REALWorld Law

Corporate vehicles

Permanent establishment

Does the concept of a 'permanent establishment' apply when a foreign person invests in real estate and, if so, how much does it cost to set up such a permanent establishment, how long does it take and what corporate governance requirements apply?

UK - England and Wales UK - England and Wales

UK - England and Wales

The term permanent establishment is not a generically used term in the UK (of which England and Wales form a part), other than for double-tax treaty purposes where the concept is relevant to the tax rights of the state in which a permanent establishment has been created. Generally, for tax reasons, investors who are not resident in the UK would seek to avoid creating a permanent establishment in the UK. The use of a UK limited partnership for inward property investment is not normally seen as the creation of a permanent establishment for UK tax purposes. Generally, a UK company is not a tax-efficient vehicle for non-UK real estate investors since it is not tax transparent. One notable exception is the UK Real Estate Investment Trust, which is a company typically listed on a recognised stock exchange.

The basic cost of setting up a limited partnership is often minimal.

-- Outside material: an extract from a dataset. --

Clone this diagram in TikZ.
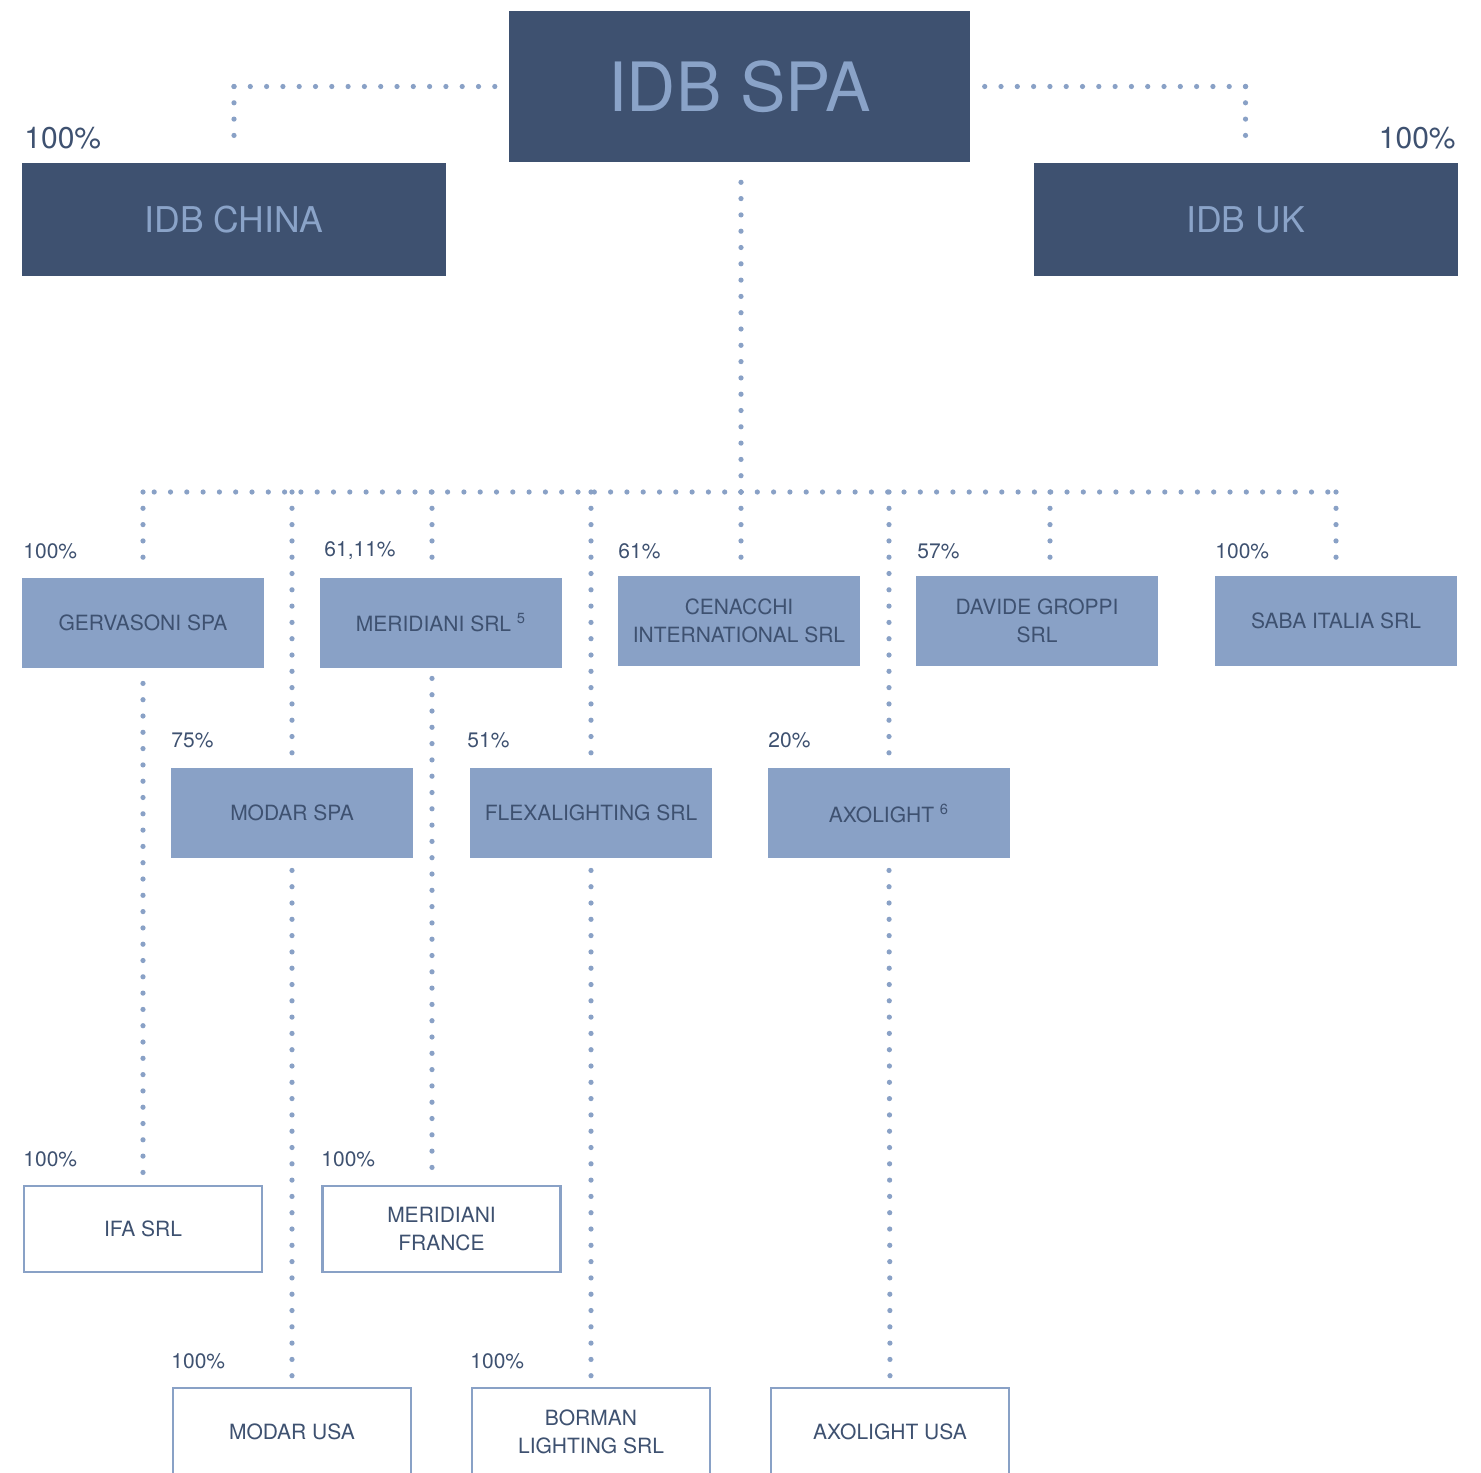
\documentclass[tikz,border=0pt]{standalone}
\usepackage{fontspec}
\setmainfont{TeX Gyre Heros}
\definecolor{navy}{HTML}{3E5170}
\definecolor{steel}{HTML}{89A1C6}
\definecolor{paletxt}{HTML}{8AA3C8}
\begin{document}
\begin{tikzpicture}[x=0.5pt,y=-0.5pt,
  topbox/.style={rectangle, fill=navy, draw=none, text=paletxt, inner sep=0pt, anchor=center},
  midbox/.style={rectangle, fill=steel, draw=none, text=navy, inner sep=0pt, anchor=center,
     minimum width=121pt, minimum height=45pt, align=center, font=\fontsize{10.5}{14}\selectfont},
  leafbox/.style={rectangle, fill=white, draw=steel, line width=1.25pt, text=navy, inner sep=0pt, anchor=center,
     minimum width=119pt, minimum height=43pt, align=center, font=\fontsize{10.5}{14}\selectfont},
  pct/.style={anchor=west, inner sep=0pt, text=navy, font=\fontsize{10.5}{12}\selectfont},
  bigpct/.style={inner sep=0pt, text=navy, font=\fontsize{15}{18}\selectfont},
  dotline/.style={draw=steel, line width=2.6pt, line cap=round, dash pattern=on 0pt off 8.15pt}
]
\useasboundingbox[fill=white] (0,0) rectangle (1481,1472);

% top level
\node[topbox, minimum width=230.5pt, minimum height=75.5pt, font=\fontsize{34}{36}\selectfont] (spa) at (739.5,86.5) {IDB SPA};
\node[topbox, minimum width=212pt, minimum height=56.5pt, font=\fontsize{17.75}{20}\selectfont] (china) at (234,219.5) {IDB CHINA};
\node[topbox, minimum width=212pt, minimum height=56.5pt, font=\fontsize{17.75}{20}\selectfont] (uk) at (1245.5,219.5) {IDB UK};
\node[bigpct, anchor=west] (pchina) at (24,138) {100\%};
\node[bigpct, anchor=east] (puk) at (1456,138) {100\%};

% second row
\node[midbox] (gerv) at (143,623) {GERVASONI SPA};
\node[midbox] (meri) at (441,623) {MERIDIANI SRL \textsuperscript{5}};
\node[midbox] (cena) at (739,621) {CENACCHI\\INTERNATIONAL SRL};
\node[midbox] (davide) at (1037,621) {DAVIDE GROPPI\\SRL};
\node[midbox] (saba) at (1336,621) {SABA ITALIA SRL};
\node[pct] (pgerv) at (23,551) {100\%};
\node[pct] (pmeri) at (324,551) {61,11\%};
\node[pct] (pcena) at (618,551) {61\%};
\node[pct] (pdav) at (917,551) {57\%};
\node[pct] (psaba) at (1215,551) {100\%};

% third row
\node[midbox] (modar) at (292,813) {MODAR SPA};
\node[midbox] (flex) at (591,813) {FLEXALIGHTING SRL};
\node[midbox] (axo) at (889,813) {AXOLIGHT \textsuperscript{6}};
\node[pct] (pmodar) at (171,740) {75\%};
\node[pct] (pflex) at (467,740) {51\%};
\node[pct] (paxo) at (768,740) {20\%};

% fourth row
\node[leafbox] (ifa) at (143,1229) {IFA SRL};
\node[leafbox] (merifr) at (441.5,1229) {MERIDIANI\\FRANCE};
\node[pct] (pifa) at (23,1159) {100\%};
\node[pct] (pmerifr) at (321,1159) {100\%};

% fifth row
\node[leafbox, minimum height=44pt] (modarusa) at (292,1432) {MODAR USA};
\node[leafbox, minimum height=44pt] (borman) at (591,1432) {BORMAN\\LIGHTING SRL};
\node[leafbox, minimum height=44pt] (axousa) at (890,1432) {AXOLIGHT USA};
\node[pct] (pmodarusa) at (171,1361) {100\%};
\node[pct] (pborman) at (470,1361) {100\%};

% helper coordinates
\coordinate (bus) at (741,492);
\coordinate (cornl) at (spa.west -| china.north);
\coordinate (cornr) at (spa.east -| uk.north);
\coordinate (meritop) at ([xshift=-4.5pt]meri.north);
\coordinate (meribot) at ([xshift=-4.5pt]meri.south);
\coordinate (davtop) at ([xshift=6.5pt]davide.north);
\coordinate (spabot) at ([xshift=0.75pt]spa.south);

% connectors top
\draw[dotline, shorten >=6.5pt] (cornl) -- (spa.west);
\draw[dotline, shorten >=5.5pt] (cornl) -- (cornl |- china.north);
\draw[dotline, shorten >=6.5pt] (cornr) -- (spa.east);
\draw[dotline, shorten >=5.5pt] (cornr) -- (cornr |- uk.north);
\draw[dotline, shorten >=4.5pt] (bus) -- (bus |- cena.north);
\draw[dotline, shorten >=6.5pt] (bus) -- (spabot);

% bus
\draw[dotline] (bus) -- (gerv.north |- bus);
\draw[dotline] (bus) -- (saba.north |- bus);

% verticals from bus
\draw[dotline, shorten >=3pt] (gerv.north |- bus) -- (gerv.north);
\draw[dotline, shorten >=3pt] (meritop |- bus) -- (meritop);
\draw[dotline, shorten >=3pt] (davtop |- bus) -- (davtop);
\draw[dotline, shorten >=2.5pt] (saba.north |- bus) -- (saba.north);
\draw[dotline, shorten >=7pt] (modar.north |- bus) -- (modar.north);
\draw[dotline, shorten >=7pt] (flex.north |- bus) -- (flex.north);
\draw[dotline, shorten >=7pt] (axo.north |- bus) -- (axo.north);

% lower connectors
\draw[dotline, shorten <=7.5pt, shorten >=5pt] (gerv.south) -- (ifa.north);
\draw[dotline, shorten <=5pt, shorten >=6.5pt] (meribot) -- (meribot |- merifr.north);
\draw[dotline, shorten <=6pt, shorten >=4.5pt] (modar.south) -- (modarusa.north);
\draw[dotline, shorten <=6pt, shorten >=4.5pt] (flex.south) -- (borman.north);
\draw[dotline, shorten <=6pt, shorten >=4.5pt] (axo.south) -- (axousa.north);
\end{tikzpicture}
\end{document}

There are, however, additional costs such as taking legal and tax advice on whether this is an appropriate vehicle and structure and substantial costs will be incurred in drafting and negotiating (where necessary) a suitable constitution for the investment vehicle which regulates the rights and obligations of the investors and as between the investors and the sponsor or investment manager.

A UK limited partnership can be established simply by lodging the relevant details with the UK Companies Registry. However, the establishment of an investment vehicle with negotiated terms which will be suited to investors and the raising of funding from investors for that investment fund may take considerable time and the relationship and rights and obligations between the partners is usually governed by a limited partnership agreement.

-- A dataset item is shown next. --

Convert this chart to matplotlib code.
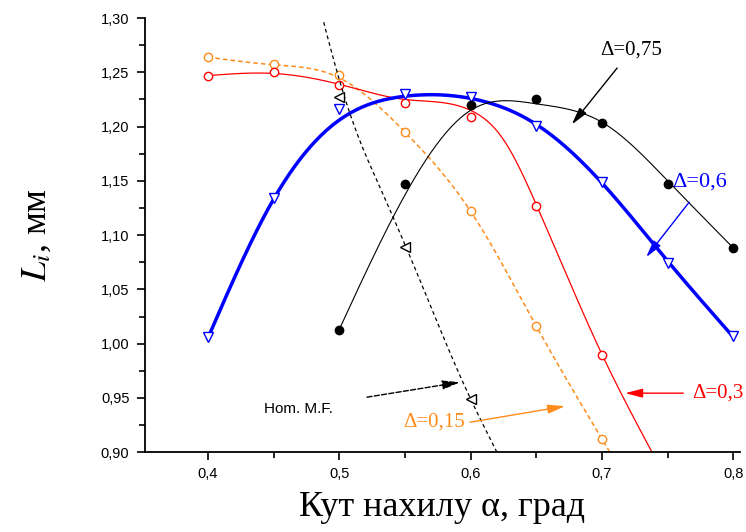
import numpy as np
import matplotlib
matplotlib.use("Agg")
import matplotlib.pyplot as plt
from matplotlib.ticker import FuncFormatter, MultipleLocator

# markers
alpha = [0.40, 0.45, 0.50, 0.55, 0.60, 0.65, 0.70, 0.75, 0.80]
d015 = [1.264, 1.258, 1.248, 1.195, 1.122, 1.016, 0.912]
d03 = [1.247, 1.250, 1.238, 1.222, 1.209, 1.127, 0.990]
d06 = [1.006, 1.134, 1.216, 1.230, 1.227, 1.201, 1.149, 1.074, 1.007]
d075 = [1.013, 1.147, 1.220, 1.225, 1.203, 1.147, 1.088]   # from 0.5 on
hom_x = [0.50, 0.55, 0.60]
hom_y = [1.227, 1.089, 0.949]

# fitted curves
c015_x = [0.40, 0.45, 0.50, 0.55, 0.60, 0.65, 0.70]
c015_y = [1.264, 1.257, 1.245, 1.195, 1.122, 1.016, 0.912]
c03_x = [0.40, 0.45, 0.50, 0.55, 0.60, 0.625, 0.65, 0.70, 0.738]
c03_y = [1.247, 1.249, 1.239, 1.225, 1.215, 1.188, 1.128, 0.990, 0.900]
c06_y = [1.005, 1.133, 1.206, 1.228, 1.226, 1.202, 1.148, 1.076, 1.006]
c075_y = [1.013, 1.137, 1.215, 1.221, 1.204, 1.150, 1.088]
hom_line_x = [0.488, 0.518, 0.531, 0.564, 0.600, 0.620]
hom_line_y = [1.297, 1.180, 1.144, 1.051, 0.949, 0.900]

serif = "Liberation Serif"
sans = "Liberation Sans"
plt.rcParams["mathtext.fontset"] = "stix"

fig = plt.figure(figsize=(7.46, 5.32), dpi=100)
ax = fig.add_axes([0.194, 0.150, 0.798, 0.816])


def spline(xs, ys, x0, x1):
    # natural cubic spline, straight past the ends
    xs = np.asarray(xs, float)
    ys = np.asarray(ys, float)
    n = len(xs)
    h = np.diff(xs)
    A = np.zeros((n, n))
    b = np.zeros(n)
    A[0, 0] = A[-1, -1] = 1
    for i in range(1, n - 1):
        A[i, i - 1] = h[i - 1]
        A[i, i] = 2 * (h[i - 1] + h[i])
        A[i, i + 1] = h[i]
        b[i] = 6 * ((ys[i + 1] - ys[i]) / h[i] - (ys[i] - ys[i - 1]) / h[i - 1])
    m = np.linalg.solve(A, b)
    xx = np.linspace(x0, x1, 400)
    yy = np.empty_like(xx)
    for k, x in enumerate(xx):
        if x <= xs[0]:
            s = (ys[1] - ys[0]) / h[0] - h[0] * (2 * m[0] + m[1]) / 6
            yy[k] = ys[0] + s * (x - xs[0])
        elif x >= xs[-1]:
            s = (ys[-1] - ys[-2]) / h[-1] + h[-1] * (m[-2] + 2 * m[-1]) / 6
            yy[k] = ys[-1] + s * (x - xs[-1])
        else:
            i = min(np.searchsorted(xs, x) - 1, n - 2)
            t = x - xs[i]
            u = xs[i + 1] - x
            yy[k] = (m[i] * u**3 + m[i + 1] * t**3) / (6 * h[i]) \
                + (ys[i] / h[i] - m[i] * h[i] / 6) * u \
                + (ys[i + 1] / h[i] - m[i + 1] * h[i] / 6) * t
    return xx, yy


orange = "#ff8c1a"
blue = "#0000ff"

xx, yy = spline(c015_x, c015_y, 0.40, 0.72)
ax.plot(xx, yy, color=orange, lw=1.1, ls=(0, (3, 2)))
ax.plot(alpha[:len(d015)], d015, "o", mfc="white", mec=orange, ms=6, mew=1)

xx, yy = spline(c03_x, c03_y, 0.40, 0.76)
ax.plot(xx, yy, color="red", lw=0.9)
ax.plot(alpha[:len(d03)], d03, "o", mfc="white", mec="red", ms=6, mew=1)

xx, yy = spline(alpha, c06_y, 0.40, 0.80)
ax.plot(xx, yy, color=blue, lw=2.5)
ax.plot(alpha, d06, "v", mfc="white", mec=blue, ms=7, mew=1)

xx, yy = spline(alpha[2:], c075_y, 0.50, 0.80)
ax.plot(xx, yy, color="black", lw=0.8)
ax.plot(alpha[2:], d075, "o", color="black", ms=6)

# Hom. M.F. line: x as a smooth function of y
yy, xx = spline(hom_line_y[::-1], hom_line_x[::-1], 0.90, 1.297)
ax.plot(xx, yy, color="black", lw=0.9, ls=(0, (3, 2.5)))
ax.plot(hom_x, hom_y, "<", mfc="white", mec="black", ms=7, mew=1)


def label(txt, xy_text, tail, head, color, size=15, family=serif, ls="-"):
    ax.text(xy_text[0], xy_text[1], txt, color=color, fontsize=size,
            family=family, ha="center", va="center")
    ax.annotate("", xy=head, xytext=tail,
                arrowprops=dict(arrowstyle="-|>,head_length=0.7,head_width=0.18",
                                color=color, lw=1, ls=ls,
                                shrinkA=0, shrinkB=0, mutation_scale=15))


label("\u0394=0,75", (0.722, 1.2705), (0.7115, 1.254), (0.677, 1.202), "black")
label("\u0394=0,6", (0.7745, 1.149), (0.7663, 1.1304), (0.7336, 1.0797), blue, size=16)
label("\u0394=0,3", (0.788, 0.9544), (0.7618, 0.9544), (0.7176, 0.9544), "red")
label("\u0394=0,15", (0.572, 0.9276), (0.5995, 0.9276), (0.6719, 0.9424), orange)
label("Hom. M.F.", (0.4693, 0.9396), (0.5211, 0.9507), (0.5919, 0.9645), "black",
      size=11, family=sans, ls="--")

ax.set_xlim(0.352, 0.805)
ax.set_ylim(0.90, 1.30)
ax.spines["top"].set_visible(False)
ax.spines["right"].set_visible(False)
for s in ("left", "bottom"):
    ax.spines[s].set_linewidth(1.3)

ax.xaxis.set_major_locator(MultipleLocator(0.1))
ax.xaxis.set_minor_locator(MultipleLocator(0.05))
ax.yaxis.set_major_locator(MultipleLocator(0.05))
ax.yaxis.set_minor_locator(MultipleLocator(0.025))
ax.xaxis.set_major_formatter(FuncFormatter(lambda v, p: f"{v:.1f}".replace(".", ",")))
ax.yaxis.set_major_formatter(FuncFormatter(lambda v, p: f"{v:.2f}".replace(".", ",")))
ax.tick_params(which="major", direction="out", length=6, width=1.2, labelsize=10.5, pad=5)
ax.tick_params(which="minor", direction="out", length=4, width=1.2)
for t in ax.get_xticklabels() + ax.get_yticklabels():
    t.set_family(sans)

ax.set_xlabel("Кут нахилу α, град", family=serif, fontsize=26, labelpad=7)
ax.set_ylabel("$L_i$, мм", family=serif, fontsize=26, labelpad=34)

fig.savefig("out.png", dpi=100)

Where a permanent establishment takes the form of a UK incorporated company, UK company law applies. This provides a comprehensive code governing the rights and obligations of the company itself, its directors and shareholders.

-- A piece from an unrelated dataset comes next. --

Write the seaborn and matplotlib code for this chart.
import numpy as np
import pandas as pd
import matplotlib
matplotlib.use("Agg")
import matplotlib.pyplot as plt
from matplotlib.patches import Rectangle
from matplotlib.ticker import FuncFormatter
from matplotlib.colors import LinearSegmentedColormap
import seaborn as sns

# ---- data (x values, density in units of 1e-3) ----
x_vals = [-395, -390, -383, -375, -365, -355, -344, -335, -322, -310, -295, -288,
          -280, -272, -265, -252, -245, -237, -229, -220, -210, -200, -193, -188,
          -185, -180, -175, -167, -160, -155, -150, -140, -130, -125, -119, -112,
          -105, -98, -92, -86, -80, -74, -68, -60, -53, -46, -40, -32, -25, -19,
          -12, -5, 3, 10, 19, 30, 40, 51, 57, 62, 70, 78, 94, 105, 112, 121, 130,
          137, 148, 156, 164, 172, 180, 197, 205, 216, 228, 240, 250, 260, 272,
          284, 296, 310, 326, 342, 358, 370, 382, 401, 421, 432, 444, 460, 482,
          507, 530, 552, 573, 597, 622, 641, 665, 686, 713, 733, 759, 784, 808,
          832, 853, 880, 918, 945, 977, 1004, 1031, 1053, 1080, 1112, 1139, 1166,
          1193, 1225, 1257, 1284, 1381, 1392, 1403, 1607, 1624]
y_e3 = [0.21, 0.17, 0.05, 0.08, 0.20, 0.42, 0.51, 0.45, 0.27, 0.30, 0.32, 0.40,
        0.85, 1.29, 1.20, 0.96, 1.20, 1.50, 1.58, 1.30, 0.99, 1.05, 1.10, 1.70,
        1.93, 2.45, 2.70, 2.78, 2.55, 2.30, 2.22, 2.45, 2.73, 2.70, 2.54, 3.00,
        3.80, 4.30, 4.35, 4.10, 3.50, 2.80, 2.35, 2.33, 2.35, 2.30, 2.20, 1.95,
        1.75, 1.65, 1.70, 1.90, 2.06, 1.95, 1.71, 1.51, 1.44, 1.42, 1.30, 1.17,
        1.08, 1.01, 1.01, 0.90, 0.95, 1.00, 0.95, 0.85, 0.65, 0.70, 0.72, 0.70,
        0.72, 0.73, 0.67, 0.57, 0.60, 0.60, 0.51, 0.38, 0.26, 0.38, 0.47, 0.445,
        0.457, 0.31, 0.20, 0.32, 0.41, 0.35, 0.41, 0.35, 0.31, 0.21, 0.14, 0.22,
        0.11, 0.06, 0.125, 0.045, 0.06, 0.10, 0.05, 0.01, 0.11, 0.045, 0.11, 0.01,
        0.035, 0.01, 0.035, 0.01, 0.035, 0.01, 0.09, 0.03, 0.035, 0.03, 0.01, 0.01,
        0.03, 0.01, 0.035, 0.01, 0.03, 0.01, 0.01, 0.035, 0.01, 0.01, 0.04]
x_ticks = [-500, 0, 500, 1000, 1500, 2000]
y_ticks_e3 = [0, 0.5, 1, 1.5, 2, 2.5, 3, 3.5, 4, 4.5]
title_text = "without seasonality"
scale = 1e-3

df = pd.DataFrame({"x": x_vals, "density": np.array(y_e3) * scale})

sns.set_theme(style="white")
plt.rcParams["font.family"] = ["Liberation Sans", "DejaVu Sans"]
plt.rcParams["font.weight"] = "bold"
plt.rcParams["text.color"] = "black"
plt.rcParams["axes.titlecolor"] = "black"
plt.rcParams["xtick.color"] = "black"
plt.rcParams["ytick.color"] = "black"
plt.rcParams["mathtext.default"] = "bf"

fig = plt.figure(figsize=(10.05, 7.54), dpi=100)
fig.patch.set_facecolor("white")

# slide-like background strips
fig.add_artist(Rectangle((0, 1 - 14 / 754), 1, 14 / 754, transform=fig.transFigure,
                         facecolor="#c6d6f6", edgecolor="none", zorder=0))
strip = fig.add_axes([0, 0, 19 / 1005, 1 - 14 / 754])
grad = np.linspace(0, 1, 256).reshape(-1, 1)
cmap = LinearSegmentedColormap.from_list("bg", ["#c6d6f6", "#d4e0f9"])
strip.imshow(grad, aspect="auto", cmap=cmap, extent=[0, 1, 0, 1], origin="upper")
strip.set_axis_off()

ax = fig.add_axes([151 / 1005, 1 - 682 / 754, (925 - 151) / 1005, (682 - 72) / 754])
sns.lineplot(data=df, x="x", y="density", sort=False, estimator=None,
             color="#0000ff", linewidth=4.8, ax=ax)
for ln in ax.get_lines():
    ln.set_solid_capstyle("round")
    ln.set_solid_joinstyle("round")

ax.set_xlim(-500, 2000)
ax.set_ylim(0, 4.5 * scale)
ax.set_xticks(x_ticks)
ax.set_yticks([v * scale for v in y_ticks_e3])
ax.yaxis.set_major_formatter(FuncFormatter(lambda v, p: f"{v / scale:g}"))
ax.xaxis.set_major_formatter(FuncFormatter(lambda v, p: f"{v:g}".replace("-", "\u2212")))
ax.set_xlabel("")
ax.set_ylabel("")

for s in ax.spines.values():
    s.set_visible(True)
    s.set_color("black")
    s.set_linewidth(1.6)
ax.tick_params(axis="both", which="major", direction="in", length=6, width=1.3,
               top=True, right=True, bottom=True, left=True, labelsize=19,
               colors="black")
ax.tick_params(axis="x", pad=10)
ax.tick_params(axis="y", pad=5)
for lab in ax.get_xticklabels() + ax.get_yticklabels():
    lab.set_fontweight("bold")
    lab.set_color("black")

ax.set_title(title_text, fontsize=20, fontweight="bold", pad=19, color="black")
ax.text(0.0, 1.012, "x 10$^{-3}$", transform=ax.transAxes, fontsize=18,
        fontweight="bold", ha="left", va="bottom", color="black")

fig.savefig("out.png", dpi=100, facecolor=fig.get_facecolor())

Where a limited liability partnership (LLP) is used, this will be governed largely by the members' agreement, which regulates the rights and obligations of the LLP itself (which is a corporate entity) and its members. The LLP will often be managed by a management committee of members who report to the membership at large. Although it is a corporate entity, an LLP does not have a share capital and is generally tax transparent for UK tax purposes. Many aspects of company law apply to an LLP with certain modifications, including rules on insolvency and measures for the protection of creditors.

Certain aspects of company law relating to registration and accounts apply to non-UK incorporated companies with branches in the UK.

The Financial Services and Markets Act 2000 (FSMA) applies to all regulated activities carried on in the UK and can apply to a UK incorporated company, an LLP and a company incorporated outside the UK with a UK branch. Regulated activities include so far as relevant to inward UK property investment:

  • setting up and operating investment funds;
  • arranging deals in investment funds and other FSMA regulated investments;
  • the provision of investment advice; and
  • the provision of discretionary investment management services.

Though direct real estate investment is generally not governed by FSMA, where property is owned through any kind of corporate or collective investment scheme vehicle, there will be FSMA implications and specialist advice should be taken.